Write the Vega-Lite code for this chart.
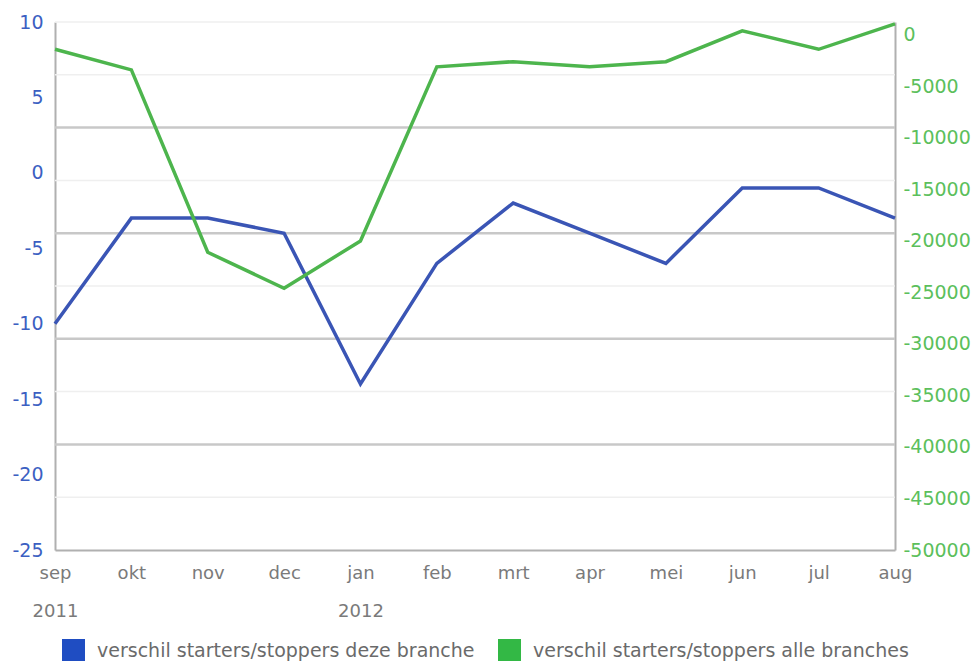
{
  "$schema": "https://vega.github.io/schema/vega-lite/v6.json",
  "autosize": "none",
  "width": 840,
  "height": 528,
  "padding": {"left": 55, "top": 22, "right": 81, "bottom": 111},
  "background": "white",
  "config": {
    "font": "DejaVu Sans",
    "view": {"stroke": null},
    "axis": {"labelFont": "DejaVu Sans", "ticks": false, "grid": false, "domainColor": "#b0b0b0", "domainWidth": 2, "title": null}
  },
  "datasets": {
    "series": [
      {"month": "sep", "branche": -10, "alle": -1400},
      {"month": "okt", "branche": -3, "alle": -3400},
      {"month": "nov", "branche": -3, "alle": -21100},
      {"month": "dec", "branche": -4, "alle": -24600},
      {"month": "jan", "branche": -14, "alle": -20000},
      {"month": "feb", "branche": -6, "alle": -3100},
      {"month": "mrt", "branche": -2, "alle": -2600},
      {"month": "apr", "branche": -4, "alle": -3100},
      {"month": "mei", "branche": -6, "alle": -2600},
      {"month": "jun", "branche": -1, "alle": 400},
      {"month": "jul", "branche": -1, "alle": -1400},
      {"month": "aug", "branche": -3, "alle": 1070}
    ],
    "grid": [
      {"g": 10, "kind": "minor"},
      {"g": 6.5, "kind": "minor"},
      {"g": -0.5, "kind": "minor"},
      {"g": -7.5, "kind": "minor"},
      {"g": -14.5, "kind": "minor"},
      {"g": -21.5, "kind": "minor"},
      {"g": 3, "kind": "major"},
      {"g": -4, "kind": "major"},
      {"g": -11, "kind": "major"},
      {"g": -18, "kind": "major"}
    ]
  },
  "layer": [
    {
      "layer": [
        {
          "data": {"name": "grid"},
          "transform": [{"filter": "datum.kind == 'minor'"}],
          "mark": {"type": "rule", "color": "#efefef", "strokeWidth": 1.5},
          "encoding": {
            "y": {"field": "g", "type": "quantitative", "scale": {"domain": [-25, 10], "nice": false, "zero": false}}
          }
        },
        {
          "data": {"name": "grid"},
          "transform": [{"filter": "datum.kind == 'major'"}],
          "mark": {"type": "rule", "color": "#c8c8c8", "strokeWidth": 2.5},
          "encoding": {
            "y": {"field": "g", "type": "quantitative"}
          }
        },
        {
          "data": {"name": "series"},
          "mark": {"type": "line", "strokeWidth": 3.5},
          "encoding": {
            "x": {"field": "month", "type": "ordinal", "sort": null, "scale": {"type": "point", "padding": 0},
              "axis": {"labelAngle": 0, "labelColor": "#7a7a7a", "labelFontSize": 18, "labelPadding": 14, "labelBaseline": "top", "labelLineHeight": 38,
                "labelExpr": "datum.value == 'sep' ? ['sep', '2011'] : datum.value == 'jan' ? ['jan', '2012'] : datum.label"}},
            "y": {"field": "branche", "type": "quantitative", "scale": {"domain": [-25, 10], "nice": false, "zero": false},
              "axis": {"orient": "left", "values": [-25, -20, -15, -10, -5, 0, 5, 10], "labelColor": "#3c5fc2", "labelFontSize": 19, "labelPadding": 12, "labelExpr": "'' + datum.value"}},
            "color": {"datum": "verschil starters/stoppers deze branche"}
          }
        }
      ]
    },
    {
      "data": {"name": "series"},
      "mark": {"type": "line", "strokeWidth": 3.5},
      "encoding": {
        "x": {"field": "month", "type": "ordinal", "sort": null, "scale": {"type": "point", "padding": 0}},
        "y": {"field": "alle", "type": "quantitative", "scale": {"domain": [-50000, 1250], "nice": false, "zero": false},
          "axis": {"orient": "right", "values": [-50000, -45000, -40000, -35000, -30000, -25000, -20000, -15000, -10000, -5000, 0], "labelColor": "#5cbf5c", "labelFontSize": 19, "labelPadding": 8, "labelExpr": "'' + datum.value"}},
        "color": {"datum": "verschil starters/stoppers alle branches",
          "scale": {"domain": ["verschil starters/stoppers deze branche", "verschil starters/stoppers alle branches"], "range": ["#3a55b5", "#4db54d"]},
          "legend": {"orient": "none", "legendX": 7, "legendY": 617, "direction": "horizontal", "title": null, "symbolType": "square", "symbolSize": 529,
            "symbolStrokeWidth": 0, "labelFontSize": 19, "labelColor": "#6a6a6a", "labelOffset": 12, "columnPadding": 23, "labelLimit": 500, "padding": 0,
            "encode": {"symbols": {"update": {"fill": {"signal": "datum.value == 'verschil starters/stoppers deze branche' ? '#1f4dc2' : '#33b845'"}, "fillOpacity": {"value": 1}}}}}
        }
      }
    }
  ],
  "resolve": {"scale": {"y": "independent"}}
}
--
## Exercise instructions
Reproduce the data word for word, excluding its pictures.

## Exercise solution
Write the Vega-Lite code for this chart.
{
  "$schema": "https://vega.github.io/schema/vega-lite/v6.json",
  "autosize": "none",
  "width": 840,
  "height": 528,
  "padding": {"left": 55, "top": 22, "right": 81, "bottom": 111},
  "background": "white",
  "config": {
    "font": "DejaVu Sans",
    "view": {"stroke": null},
    "axis": {"labelFont": "DejaVu Sans", "ticks": false, "grid": false, "domainColor": "#b0b0b0", "domainWidth": 2, "title": null}
  },
  "datasets": {
    "series": [
      {"month": "sep", "branche": -10, "alle": -1400},
      {"month": "okt", "branche": -3, "alle": -3400},
      {"month": "nov", "branche": -3, "alle": -21100},
      {"month": "dec", "branche": -4, "alle": -24600},
      {"month": "jan", "branche": -14, "alle": -20000},
      {"month": "feb", "branche": -6, "alle": -3100},
      {"month": "mrt", "branche": -2, "alle": -2600},
      {"month": "apr", "branche": -4, "alle": -3100},
      {"month": "mei", "branche": -6, "alle": -2600},
      {"month": "jun", "branche": -1, "alle": 400},
      {"month": "jul", "branche": -1, "alle": -1400},
      {"month": "aug", "branche": -3, "alle": 1070}
    ],
    "grid": [
      {"g": 10, "kind": "minor"},
      {"g": 6.5, "kind": "minor"},
      {"g": -0.5, "kind": "minor"},
      {"g": -7.5, "kind": "minor"},
      {"g": -14.5, "kind": "minor"},
      {"g": -21.5, "kind": "minor"},
      {"g": 3, "kind": "major"},
      {"g": -4, "kind": "major"},
      {"g": -11, "kind": "major"},
      {"g": -18, "kind": "major"}
    ]
  },
  "layer": [
    {
      "layer": [
        {
          "data": {"name": "grid"},
          "transform": [{"filter": "datum.kind == 'minor'"}],
          "mark": {"type": "rule", "color": "#efefef", "strokeWidth": 1.5},
          "encoding": {
            "y": {"field": "g", "type": "quantitative", "scale": {"domain": [-25, 10], "nice": false, "zero": false}}
          }
        },
        {
          "data": {"name": "grid"},
          "transform": [{"filter": "datum.kind == 'major'"}],
          "mark": {"type": "rule", "color": "#c8c8c8", "strokeWidth": 2.5},
          "encoding": {
            "y": {"field": "g", "type": "quantitative"}
          }
        },
        {
          "data": {"name": "series"},
          "mark": {"type": "line", "strokeWidth": 3.5},
          "encoding": {
            "x": {"field": "month", "type": "ordinal", "sort": null, "scale": {"type": "point", "padding": 0},
              "axis": {"labelAngle": 0, "labelColor": "#7a7a7a", "labelFontSize": 18, "labelPadding": 14, "labelBaseline": "top", "labelLineHeight": 38,
                "labelExpr": "datum.value == 'sep' ? ['sep', '2011'] : datum.value == 'jan' ? ['jan', '2012'] : datum.label"}},
            "y": {"field": "branche", "type": "quantitative", "scale": {"domain": [-25, 10], "nice": false, "zero": false},
              "axis": {"orient": "left", "values": [-25, -20, -15, -10, -5, 0, 5, 10], "labelColor": "#3c5fc2", "labelFontSize": 19, "labelPadding": 12, "labelExpr": "'' + datum.value"}},
            "color": {"datum": "verschil starters/stoppers deze branche"}
          }
        }
      ]
    },
    {
      "data": {"name": "series"},
      "mark": {"type": "line", "strokeWidth": 3.5},
      "encoding": {
        "x": {"field": "month", "type": "ordinal", "sort": null, "scale": {"type": "point", "padding": 0}},
        "y": {"field": "alle", "type": "quantitative", "scale": {"domain": [-50000, 1250], "nice": false, "zero": false},
          "axis": {"orient": "right", "values": [-50000, -45000, -40000, -35000, -30000, -25000, -20000, -15000, -10000, -5000, 0], "labelColor": "#5cbf5c", "labelFontSize": 19, "labelPadding": 8, "labelExpr": "'' + datum.value"}},
        "color": {"datum": "verschil starters/stoppers alle branches",
          "scale": {"domain": ["verschil starters/stoppers deze branche", "verschil starters/stoppers alle branches"], "range": ["#3a55b5", "#4db54d"]},
          "legend": {"orient": "none", "legendX": 7, "legendY": 617, "direction": "horizontal", "title": null, "symbolType": "square", "symbolSize": 529,
            "symbolStrokeWidth": 0, "labelFontSize": 19, "labelColor": "#6a6a6a", "labelOffset": 12, "columnPadding": 23, "labelLimit": 500, "padding": 0,
            "encode": {"symbols": {"update": {"fill": {"signal": "datum.value == 'verschil starters/stoppers deze branche' ? '#1f4dc2' : '#33b845'"}, "fillOpacity": {"value": 1}}}}}
        }
      }
    }
  ],
  "resolve": {"scale": {"y": "independent"}}
}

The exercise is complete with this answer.